Whose smart idea was it to include making sock monsters as an option in the summer activity box, eh?
Making sock monsters, sock monkeys, sock elephants and sock bunnies is probably super-duper easy for people who are competent at sewing. My sewing qualifications are that I can take up hems with neat little hand stitches and can replace buttons neatly. All other sewing jobs I have to do I do totally cack-handedly. I can only hand sew since I don’t even know how to thread a machine and I find it endlessly frustrating and exceedingly difficult. Sewing on Scout badges makes me grit my teeth, grimace and occasionally swear. I have a box in my bedroom that the kids call the toy hospital. In it they place any cuddly toy that needs a repair. The toy hospital has been overflowing for several months. I procrastinate over any sewing job that is non-urgent because I find sewing to be so trying. I have made sock monkeys, a sock elephant and sock monsters for my kids and those really were labours of love.

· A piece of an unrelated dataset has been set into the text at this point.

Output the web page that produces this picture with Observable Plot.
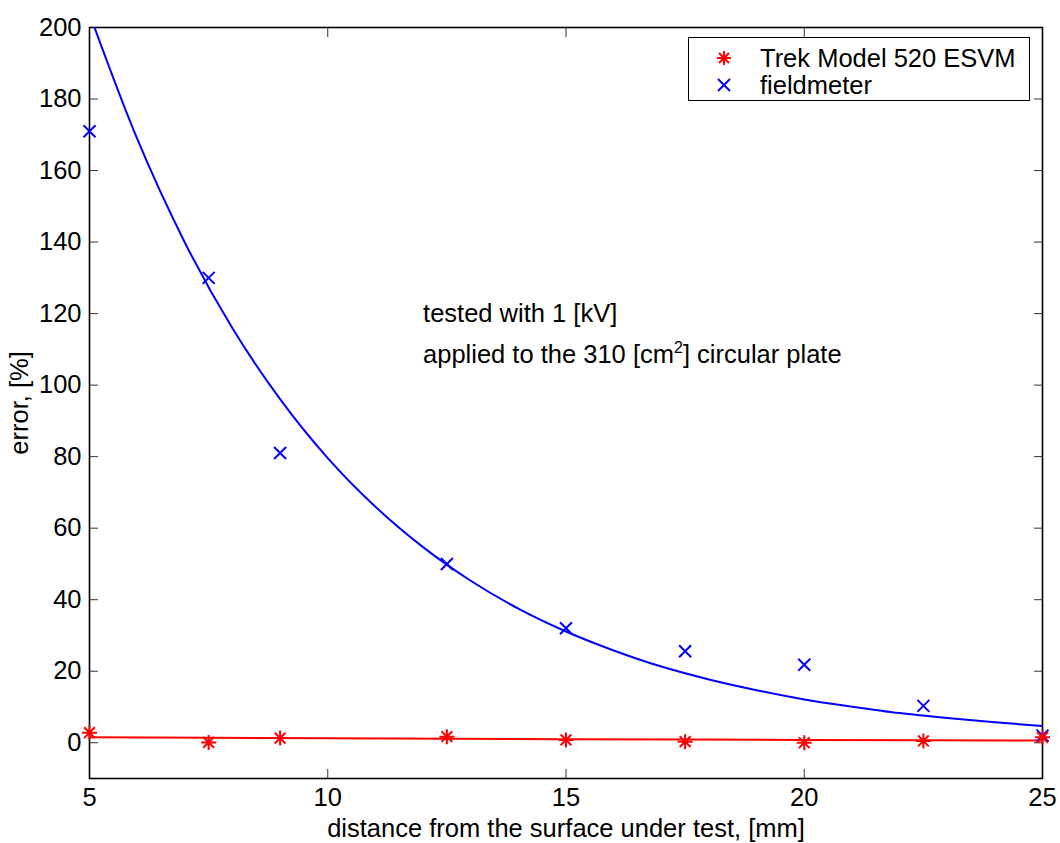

Knowing how much they love their handmade sock toys, I must have thought it would be a great idea to add that as an activity for the summer. I also thought it would be to their benefit to learn a couple of basic stitches and how to sew on buttons. Life skills.
The boys were excited at the prospect of making their own toys and trying something entirely new. They ran off to gather their chosen socks and then we settled down to start sewing. Do you know how much patience I have for threading needles? Very little. Want to guess how much patience I have for threading four needles? Zero. My ten year old chose a fluffy slipper sock which provided an extra degree of challenge since the embroidery thread kept snaggling up in all the piled fluff of the sock. I think I rethreaded his needle three times just for stitching the mouth. The boys had found stitching the mouths to be frustrating but they persevered and did it. It was useful that we were making monsters since it did not matter that the lines of the mouths were asymmetrical or otherwise wonky. Monsters are perfectly imperfect, right?

They enjoyed rummaging through my collection of random buttons to pick out eyeballs for their monsters. I have my Gran’s button tin since I spent many happy hours rummaging through them and playing with them. I think it might be a universal kid thing to find boxes of buttons appealing. Sadly very few of my buttons have any personal history. A few have been snipped from old garments but most came from a car boot sale to be deployed in craft activities and educational games I used to play with my kids when they were preschoolers. Eyeballs selected, the boys then sewed them on. To begin with they found aiming for the button holes to be difficult but then they got the hang of it and I could see they were experiencing a sense of accomplishment.
Then it was time to sew the legs up, having turned the monsters’ sock skins inside out, and the boys got to practice a different type of stitching. This they found to be much more enjoyable since, being on the inside, the neatness of the stitching did not matter. We left a gap between the legs – which my boys predictably called a “bum hole” – so we then turned the monsters right way around again. Then it was time for stuffing and they decided for themselves how plump or squashy they wanted their monsters to be. Then all that was left to do was sew up the “bum holes” and the monsters were complete.





I thought the whole activity had been a bit of an ordeal. I had been constantly rethreading needles. My oldest son had complained about me licking the thread to assist it in going through the eye of the needle so I had to contend with his germ phobia. Then there were all the snaggled stitches, the breaking threads, and the pricked fingers to deal with. They also started whining about how long this particular activity was taking. Oh well, I thought, they can’t all be winners. But, wouldn’t you know it, one of my kids had covertly been enjoying the activity all along, despite his outward protestations. The next day, he asked me if he could use another sock and make another monster. I was busy at the time but told him sure he could so long as he was prepared to do all of the sewing, though I would thread the needle for him. And so my 9 year old sat and sewed himself a sock monster with barely any guidance or assistance from me. So skills had been learned after all. The sewing ordeal had all been worth it.